These twelve books, which we typically call “The Minor Prophets,” were written by different authors to different audiences and span about 400 years of time. Even so, I found it incredibly enlightening to read through all twelve in one day. After all, at one time, these twelve books were actually all part of a single scroll, “The Book of the Twelve.” And when you read them together, they tell a story that leaves you asking the question, “When will God keep his promises?”

The Arrangement of the Minor Prophets

The first set of six books are the books that came from the period of Assyrian power. About 700 years before the birth of Jesus, the Assyrian Empire destroyed the Northern Kingdom of Israel and took captives away into exile. These are the books of:

  • Hosea
  • Joel
  • Amos
  • Obadiah
  • Jonah
  • Micah

The second set of books spans the time period of Assyria’s decline and Babylon’s rise to power. The Empire of Babylon destroyed the Southern Kingdom of Judah and took captives to Babylon. The temple in Jerusalem was destroyed, after a long siege, in the year 586 B.C. These are the books of:

  • Nahum
  • Habakkuk
  • Zephaniah

And finally, the third set of books were written after the Empire of Babylon fell to the Medo-Perian Empire and a trickle of Jews began to return to Jerusalem to start to rebuild their home. These are the books of:

  • Haggai
  • Zechariah
  • Malachi

The Wages of Sin is Death

These twelve books tell us that God is the sovereign judge, he takes sin seriously, and the people of every nation are brought before his throne to answer for their crimes. But what are the sorts of things God condemns? What makes God angry?

The answer to that question is what has really struck me hard during this particular journey through the Bible. Growing up, I thought God felt the same way about religious ceremonial laws as he did moral laws. I thought God was as likely to punish someone for accidentally failing to worship him in the right way as he would for killing someone. That comes, I believe, from giving more weight to a handful of passages rather than giving weight to the bulk of Scripture.

It seems to me, God brings down judgment primarily when people mistreat others and when they sit idly by and allow others to be mistreated. Over and over again, he tells his people that their religious ceremonies—even when carried out faithfully—mean absolutely nothing to him when they allow justice to be perverted under their noses. That isn’t to say the religious ceremonies were unimportant, but they were less important to God than how people treated their neighbor.
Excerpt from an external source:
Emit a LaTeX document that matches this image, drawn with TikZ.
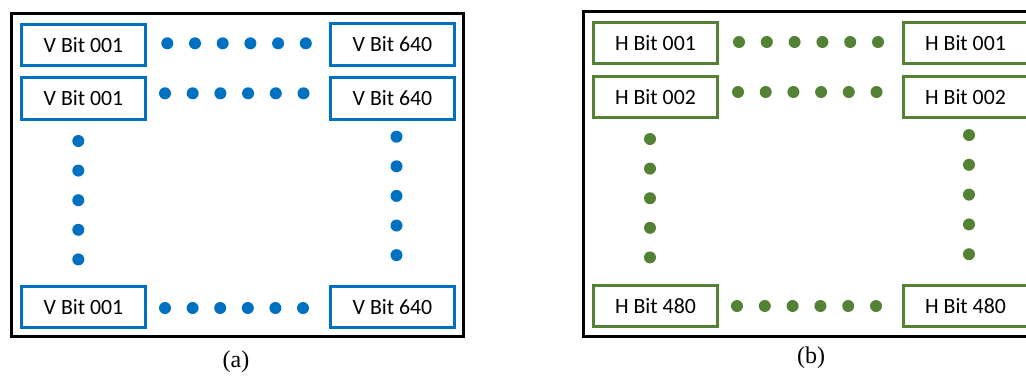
\documentclass[tikz,border=0pt]{standalone}
\usepackage{fontspec}
\setmainfont{Liberation Serif}
\newfontfamily\boxfont{Carlito}
\definecolor{vblue}{RGB}{0,112,192}
\definecolor{hgreen}{RGB}{84,130,53}
\tikzset{
  bitbox/.style={draw=#1, line width=3pt, rectangle, minimum width=124pt, minimum height=41.5pt, inner sep=0pt, font=\boxfont\fontsize{21.8}{25}\selectfont, text=black},
  bitdot/.style={circle, fill=#1, draw=none, minimum size=12pt, inner sep=0pt},
  frameline/.style={draw=black, line width=3pt},
  caption/.style={font=\fontsize{24}{28}\selectfont, inner sep=0pt}
}
\begin{document}
\begin{tikzpicture}[x=1pt,y=-1pt]
\useasboundingbox (0,0) rectangle (1026,376);
% ---------- panel (a) ----------
\draw[frameline] (11.5,13.5) rectangle (463.5,336.5);
\node[bitbox=vblue] (a11) at (83.5,45) {V Bit 001};
\node[bitbox=vblue] (a21) at (83.5,98.5) {V Bit 001};
\node[bitbox=vblue] (a31) at (83.5,307) {V Bit 001};
\node[bitbox=vblue] (a12) at (392.5,44.5) {V Bit 640};
\node[bitbox=vblue] (a22) at (392.5,98.5) {V Bit 640};
\node[bitbox=vblue] (a32) at (392.5,307) {V Bit 640};
\foreach \i in {0,...,5}{
  \node[bitdot=vblue] (ar1d\i) at (167.3+27.7*\i,43.3) {};
  \node[bitdot=vblue] (ar2d\i) at (165+27.7*\i,93.3) {};
  \node[bitdot=vblue] (ar3d\i) at (165+27.6*\i,308) {};
}
\foreach \i in {0,...,4}{
  \node[bitdot=vblue] (acld\i) at (78.3,141+29.6*\i) {};
  \node[bitdot=vblue] (acrd\i) at (396.5,136.7+29.6*\i) {};
}
\node[caption] (capa) at (236,362) {(a)};
% ---------- panel (b) ----------
\draw[frameline] (1030,11.5) -- (583.5,11.5) -- (583.5,336.5) -- (1030,336.5);
\node[bitbox=hgreen] (b11) at (655.5,43) {H Bit 001};
\node[bitbox=hgreen] (b21) at (655.5,97) {H Bit 002};
\node[bitbox=hgreen] (b31) at (655.5,306) {H Bit 480};
\node[bitbox=hgreen] (b12) at (965.5,43) {H Bit 001};
\node[bitbox=hgreen] (b22) at (965.5,97) {H Bit 002};
\node[bitbox=hgreen] (b32) at (965.5,306) {H Bit 480};
\foreach \i in {0,...,5}{
  \node[bitdot=hgreen] (br1d\i) at (739+27.8*\i,42) {};
  \node[bitdot=hgreen] (br2d\i) at (738+27.7*\i,92) {};
  \node[bitdot=hgreen] (br3d\i) at (737+27.8*\i,306) {};
}
\foreach \i in {0,...,4}{
  \node[bitdot=hgreen] (bcld\i) at (650,139+29.6*\i) {};
  \node[bitdot=hgreen] (bcrd\i) at (969,135+29.8*\i) {};
}
\node[caption] (capb) at (811,358) {(b)};
\end{tikzpicture}
\end{document}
But in a nation, like Israel or Judah, where justice is being perverted, idols and being worshiped, and sexual immorality is running rampant, everyone is defiled. Every person in the nation is stained with sin. God knows the difference between the righteous and the wicked, but the sins of the wicked have even defiled the righteous and they all suffer the consequences of sin together.
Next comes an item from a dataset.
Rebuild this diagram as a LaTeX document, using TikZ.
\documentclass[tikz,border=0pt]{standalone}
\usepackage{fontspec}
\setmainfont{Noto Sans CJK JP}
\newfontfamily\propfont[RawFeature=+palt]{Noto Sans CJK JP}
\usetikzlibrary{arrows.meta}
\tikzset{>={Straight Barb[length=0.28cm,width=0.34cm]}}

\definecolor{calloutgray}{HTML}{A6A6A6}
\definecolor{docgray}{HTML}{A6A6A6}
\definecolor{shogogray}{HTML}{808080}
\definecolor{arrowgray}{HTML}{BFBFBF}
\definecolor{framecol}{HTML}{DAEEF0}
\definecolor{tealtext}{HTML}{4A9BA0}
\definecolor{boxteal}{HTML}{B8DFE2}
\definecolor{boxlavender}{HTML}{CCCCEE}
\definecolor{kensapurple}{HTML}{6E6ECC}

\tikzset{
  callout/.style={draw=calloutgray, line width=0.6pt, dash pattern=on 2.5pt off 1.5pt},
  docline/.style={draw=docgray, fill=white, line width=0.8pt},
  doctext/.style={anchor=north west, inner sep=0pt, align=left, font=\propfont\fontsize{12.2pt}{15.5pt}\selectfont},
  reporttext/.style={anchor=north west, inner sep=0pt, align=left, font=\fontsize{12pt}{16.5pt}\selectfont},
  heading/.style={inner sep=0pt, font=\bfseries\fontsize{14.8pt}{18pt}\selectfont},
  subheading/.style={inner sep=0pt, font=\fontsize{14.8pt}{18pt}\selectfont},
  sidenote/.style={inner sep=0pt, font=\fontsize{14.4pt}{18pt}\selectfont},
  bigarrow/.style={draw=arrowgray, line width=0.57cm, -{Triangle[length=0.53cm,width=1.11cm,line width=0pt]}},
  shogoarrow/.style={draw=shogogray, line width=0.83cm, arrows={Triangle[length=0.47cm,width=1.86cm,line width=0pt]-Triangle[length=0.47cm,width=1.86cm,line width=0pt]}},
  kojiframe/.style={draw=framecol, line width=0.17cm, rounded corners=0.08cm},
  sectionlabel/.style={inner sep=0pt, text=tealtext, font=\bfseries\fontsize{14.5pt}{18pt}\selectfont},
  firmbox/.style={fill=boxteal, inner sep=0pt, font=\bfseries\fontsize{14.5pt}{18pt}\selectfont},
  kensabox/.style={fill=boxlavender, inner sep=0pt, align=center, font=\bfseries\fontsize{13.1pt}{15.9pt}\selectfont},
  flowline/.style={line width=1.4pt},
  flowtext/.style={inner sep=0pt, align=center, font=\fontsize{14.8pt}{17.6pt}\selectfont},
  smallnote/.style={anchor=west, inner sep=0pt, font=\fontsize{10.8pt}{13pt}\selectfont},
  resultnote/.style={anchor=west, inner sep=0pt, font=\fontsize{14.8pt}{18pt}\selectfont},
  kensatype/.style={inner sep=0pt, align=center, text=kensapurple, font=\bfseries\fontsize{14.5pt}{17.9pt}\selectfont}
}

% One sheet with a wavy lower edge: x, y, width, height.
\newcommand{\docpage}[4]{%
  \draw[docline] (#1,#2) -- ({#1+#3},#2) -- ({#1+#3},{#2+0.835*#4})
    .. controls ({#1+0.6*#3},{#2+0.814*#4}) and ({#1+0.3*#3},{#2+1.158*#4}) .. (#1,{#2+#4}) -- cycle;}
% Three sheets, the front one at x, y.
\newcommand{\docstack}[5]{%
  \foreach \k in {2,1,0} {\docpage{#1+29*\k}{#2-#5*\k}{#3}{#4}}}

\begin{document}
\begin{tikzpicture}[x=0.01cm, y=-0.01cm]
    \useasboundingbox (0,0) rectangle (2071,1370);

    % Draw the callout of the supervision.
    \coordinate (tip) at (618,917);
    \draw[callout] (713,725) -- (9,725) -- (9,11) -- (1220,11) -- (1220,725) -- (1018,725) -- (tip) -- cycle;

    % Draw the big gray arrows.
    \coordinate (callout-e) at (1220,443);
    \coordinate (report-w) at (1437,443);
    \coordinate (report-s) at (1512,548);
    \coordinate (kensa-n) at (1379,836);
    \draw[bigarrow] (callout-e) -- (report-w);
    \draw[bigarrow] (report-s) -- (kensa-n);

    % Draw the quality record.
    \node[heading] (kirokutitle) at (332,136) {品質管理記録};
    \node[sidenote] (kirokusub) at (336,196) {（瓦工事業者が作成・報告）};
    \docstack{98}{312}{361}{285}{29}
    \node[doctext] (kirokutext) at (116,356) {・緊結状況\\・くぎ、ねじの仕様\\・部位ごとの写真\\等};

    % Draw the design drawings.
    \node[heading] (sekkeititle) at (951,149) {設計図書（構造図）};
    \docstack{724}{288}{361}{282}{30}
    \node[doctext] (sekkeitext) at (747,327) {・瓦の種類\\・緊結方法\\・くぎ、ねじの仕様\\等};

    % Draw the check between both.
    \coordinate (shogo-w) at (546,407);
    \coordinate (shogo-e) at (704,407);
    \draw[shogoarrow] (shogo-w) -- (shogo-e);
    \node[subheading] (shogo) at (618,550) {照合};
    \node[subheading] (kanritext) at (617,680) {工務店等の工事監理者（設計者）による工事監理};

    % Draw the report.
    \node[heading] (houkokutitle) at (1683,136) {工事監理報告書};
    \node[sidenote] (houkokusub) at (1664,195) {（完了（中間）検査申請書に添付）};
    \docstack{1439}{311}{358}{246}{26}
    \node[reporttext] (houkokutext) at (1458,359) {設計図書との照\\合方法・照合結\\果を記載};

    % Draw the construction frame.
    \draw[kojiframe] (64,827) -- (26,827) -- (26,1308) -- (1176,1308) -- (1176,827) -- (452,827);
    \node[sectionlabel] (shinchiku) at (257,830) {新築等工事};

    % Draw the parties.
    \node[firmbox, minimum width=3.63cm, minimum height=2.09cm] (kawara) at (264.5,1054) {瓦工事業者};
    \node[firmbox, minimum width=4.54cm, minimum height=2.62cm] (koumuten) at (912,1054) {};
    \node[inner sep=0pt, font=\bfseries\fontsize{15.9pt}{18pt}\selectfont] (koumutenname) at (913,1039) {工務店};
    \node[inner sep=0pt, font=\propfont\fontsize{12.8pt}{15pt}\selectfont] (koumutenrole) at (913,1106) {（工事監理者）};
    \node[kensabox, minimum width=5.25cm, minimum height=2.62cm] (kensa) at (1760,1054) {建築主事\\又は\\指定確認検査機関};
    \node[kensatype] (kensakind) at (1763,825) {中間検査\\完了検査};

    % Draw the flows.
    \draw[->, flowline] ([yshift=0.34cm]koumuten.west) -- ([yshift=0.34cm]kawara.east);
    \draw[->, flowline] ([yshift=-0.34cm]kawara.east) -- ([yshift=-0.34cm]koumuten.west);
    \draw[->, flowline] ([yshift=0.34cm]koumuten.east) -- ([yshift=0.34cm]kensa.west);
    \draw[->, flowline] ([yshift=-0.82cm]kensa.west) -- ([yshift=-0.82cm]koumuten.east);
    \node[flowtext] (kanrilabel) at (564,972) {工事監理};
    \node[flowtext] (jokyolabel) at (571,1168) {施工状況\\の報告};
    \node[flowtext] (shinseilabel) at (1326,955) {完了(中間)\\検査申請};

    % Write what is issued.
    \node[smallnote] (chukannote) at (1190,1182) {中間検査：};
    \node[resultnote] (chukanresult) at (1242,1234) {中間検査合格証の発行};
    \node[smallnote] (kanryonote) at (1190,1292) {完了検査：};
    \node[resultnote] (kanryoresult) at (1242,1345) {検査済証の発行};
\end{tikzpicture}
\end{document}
Death comes to them all, without distinction. Israel and Judah are massacred, carried off into captivity, and scattered all over the earth. Their punishment isn’t some spiritual separation from God. Their punishment has nothing to do with the afterlife. It is the here-and-now, they suffer and die because the land, the earth, and their own hands are polluted by sin. They are a cursed people. All the nations of the earth are cursed people.

The Promise of a Golden Age

Throughout these prophetic books, there is a promise of a new golden age for Jerusalem. It will be a time of peace and prosperity. A time when the nations of the earth will come to the people of Israel and be joined together into a single people. A time when there will be no more conflict or war. A time when justice and righteousness will reign forever and ever.
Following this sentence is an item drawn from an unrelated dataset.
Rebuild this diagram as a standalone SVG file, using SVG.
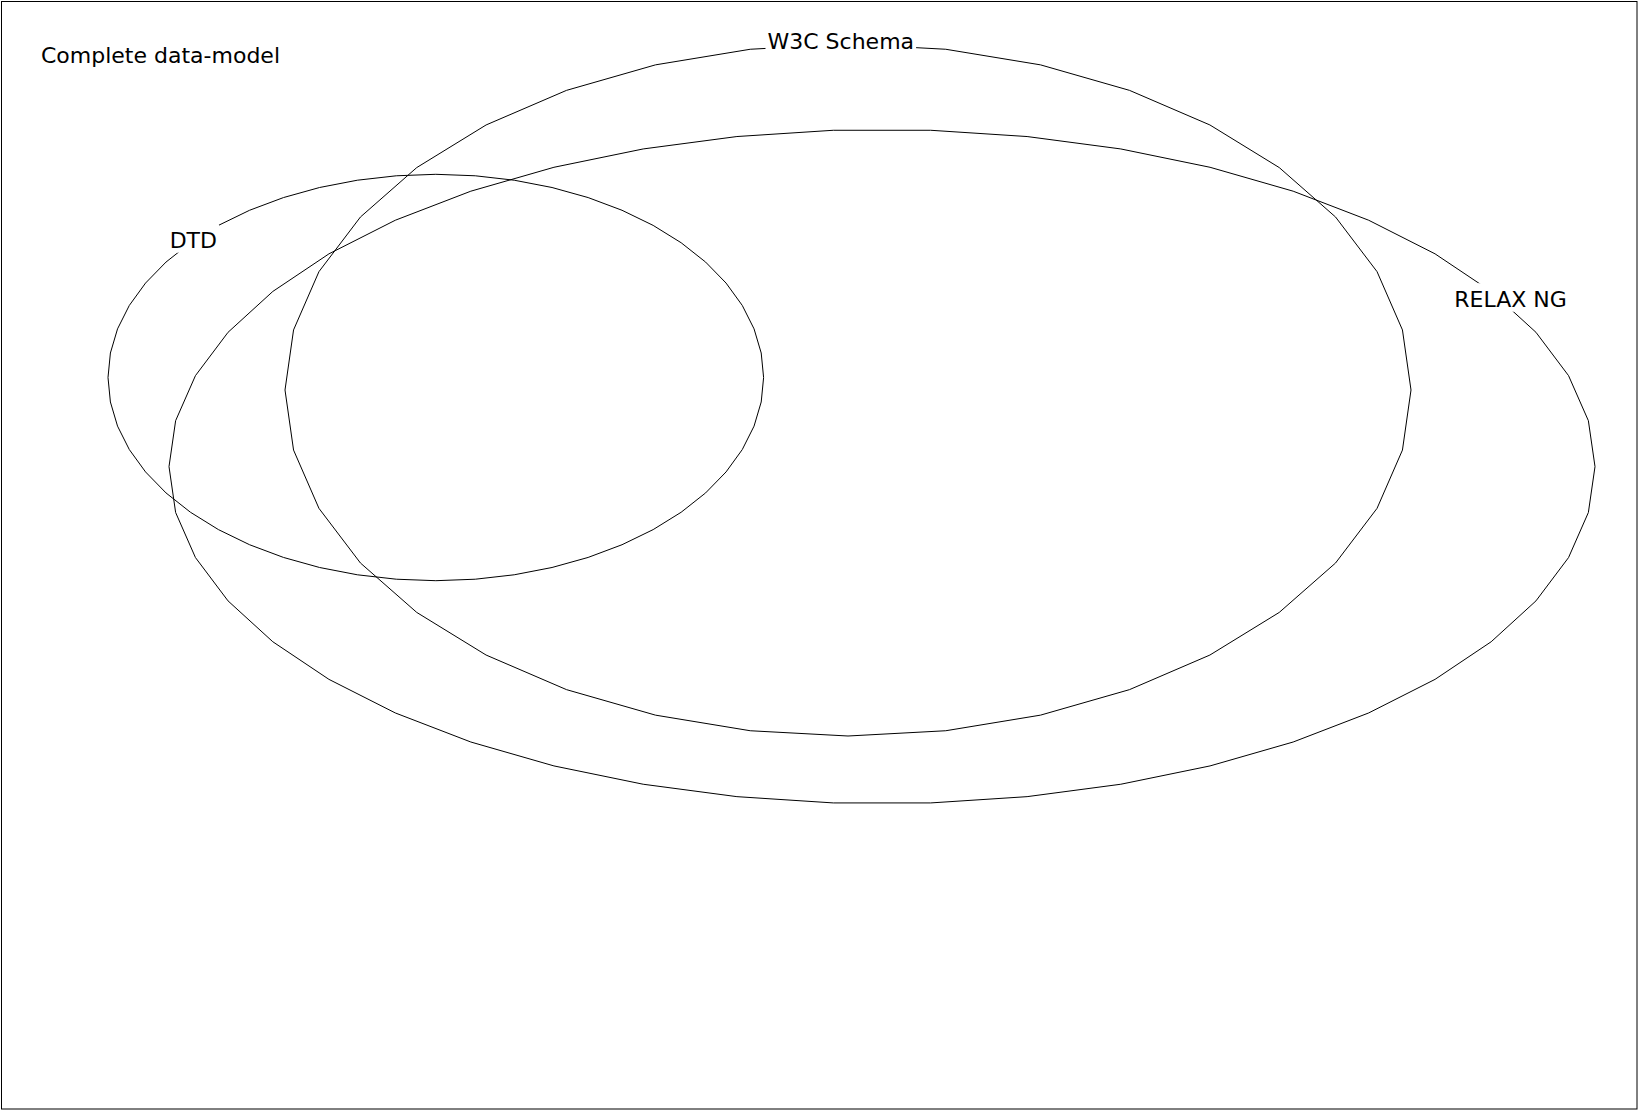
<svg xmlns="http://www.w3.org/2000/svg" width="1638" height="1110" viewBox="0 0 1638 1110">
<style>
.shape{fill:none;stroke:#000;stroke-width:1}
.lbl{font-family:"DejaVu Sans","Liberation Sans",sans-serif;font-size:22px;fill:#000;text-anchor:middle}
.title{font-family:"DejaVu Sans","Liberation Sans",sans-serif;font-size:22px;fill:#000}
.bg{fill:#fff;stroke:none}
</style>
<rect x="1.5" y="1.5" width="1635.5" height="1107.5" fill="#fff" stroke="#000" stroke-width="1"/>
<g id="complete-data-model">
<text class="title" x="41" y="63">Complete data-model</text>
</g>
<g id="relax-ng">
<polygon class="shape" vector-effect="non-scaling-stroke" transform="translate(882 466.6) scale(713 337.1)" points="1,0 .9907,.1362 .9629,.2698 .9172,.3984 .8544,.5196 .7757,.6311 .6826,.7308 .5767,.8170 .4601,.8879 .3349,.9423 .2035,.9791 .0682,.9977 -.0682,.9977 -.2035,.9791 -.3349,.9423 -.4601,.8879 -.5767,.8170 -.6826,.7308 -.7757,.6311 -.8544,.5196 -.9172,.3984 -.9629,.2698 -.9907,.1362 -1,0 -.9907,-.1362 -.9629,-.2698 -.9172,-.3984 -.8544,-.5196 -.7757,-.6311 -.6826,-.7308 -.5767,-.8170 -.4601,-.8879 -.3349,-.9423 -.2035,-.9791 -.0682,-.9977 .0682,-.9977 .2035,-.9791 .3349,-.9423 .4601,-.8879 .5767,-.8170 .6826,-.7308 .7757,-.6311 .8544,-.5196 .9172,-.3984 .9629,-.2698 .9907,-.1362"/>
</g>
<g id="w3c-schema">
<polygon class="shape" vector-effect="non-scaling-stroke" transform="translate(848 390) scale(563 346)" points="1,0 .9848,.1736 .9397,.3420 .8660,.5 .7660,.6428 .6428,.7660 .5,.8660 .3420,.9397 .1736,.9848 0,1 -.1736,.9848 -.3420,.9397 -.5,.8660 -.6428,.7660 -.7660,.6428 -.8660,.5 -.9397,.3420 -.9848,.1736 -1,0 -.9848,-.1736 -.9397,-.3420 -.8660,-.5 -.7660,-.6428 -.6428,-.7660 -.5,-.8660 -.3420,-.9397 -.1736,-.9848 0,-1 .1736,-.9848 .3420,-.9397 .5,-.8660 .6428,-.7660 .7660,-.6428 .8660,-.5 .9397,-.3420 .9848,-.1736"/>
</g>
<g id="dtd">
<polygon class="shape" vector-effect="non-scaling-stroke" transform="translate(435.8 377.5) scale(327.8 203.2)" points="1,0 .9927,.1205 .9709,.2393 .9350,.3546 .8855,.4647 .8230,.5681 .7485,.6631 .6631,.7485 .5681,.8230 .4647,.8855 .3546,.9350 .2393,.9709 .1205,.9927 0,1 -.1205,.9927 -.2393,.9709 -.3546,.9350 -.4647,.8855 -.5681,.8230 -.6631,.7485 -.7485,.6631 -.8230,.5681 -.8855,.4647 -.9350,.3546 -.9709,.2393 -.9927,.1205 -1,0 -.9927,-.1205 -.9709,-.2393 -.9350,-.3546 -.8855,-.4647 -.8230,-.5681 -.7485,-.6631 -.6631,-.7485 -.5681,-.8230 -.4647,-.8855 -.3546,-.9350 -.2393,-.9709 -.1205,-.9927 0,-1 .1205,-.9927 .2393,-.9709 .3546,-.9350 .4647,-.8855 .5681,-.8230 .6631,-.7485 .7485,-.6631 .8230,-.5681 .8855,-.4647 .9350,-.3546 .9709,-.2393 .9927,-.1205"/>
</g>
<g id="labels">
<rect class="bg" x="765.5" y="25.5" width="150.6" height="28.5"/>
<text class="lbl" x="840.8" y="49">W3C Schema</text>
<rect class="bg" x="167.7" y="224.2" width="51.3" height="28.5"/>
<text class="lbl" x="193.3" y="247.7">DTD</text>
<rect class="bg" x="1452.5" y="283.2" width="116" height="28.5"/>
<text class="lbl" x="1510.5" y="306.7">RELAX NG</text>
</g>
</svg>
We even see glimpses of a King who will come. Some call the coming king David, some call him “the Branch,” and some refer to him in other ways. But the idea is that a King will come, who will separate the righteous from the wicked and lead God’s people in following the Lord. Finally, the remnant of people who love the Lord will no longer have to suffer the consequences of sin.

The remnant of Israel and people of every nation will be filled with love and faithfulness. They will learn to do what is right. The land will yield its produce as it was in the Garden. And there will be peace.

Unfulfilled Promises

You might suppose the books of Haggai, Zechariah, and Malachi would be joyful books. After all, these are the books that cover the period after the return from exile. But these are actually the saddest books of all. When the people return from exile, their hands are still stained with sin and everything they touch is stained with sin.

Even though a few Jews have returned and the temple gets rebuilt, the vast majority of Jews are dispersed all over the Persian Empire. The rag-tag group of refugees who have returned to the land is hardly the fulfillment of the grand promises God had made.

And so the people must continue to wait…

  • They must wait for their coming King.
  • They must wait for the curse to be lifted.
  • They must wait for the land to become like the Garden of Eden.
  • They must wait for their sins to be forgiven.
  • They must wait for their enemies to be defeated.
  • They must wait for the nations to come to them, seeking salvation.

And that’s where we must end…waiting for the King.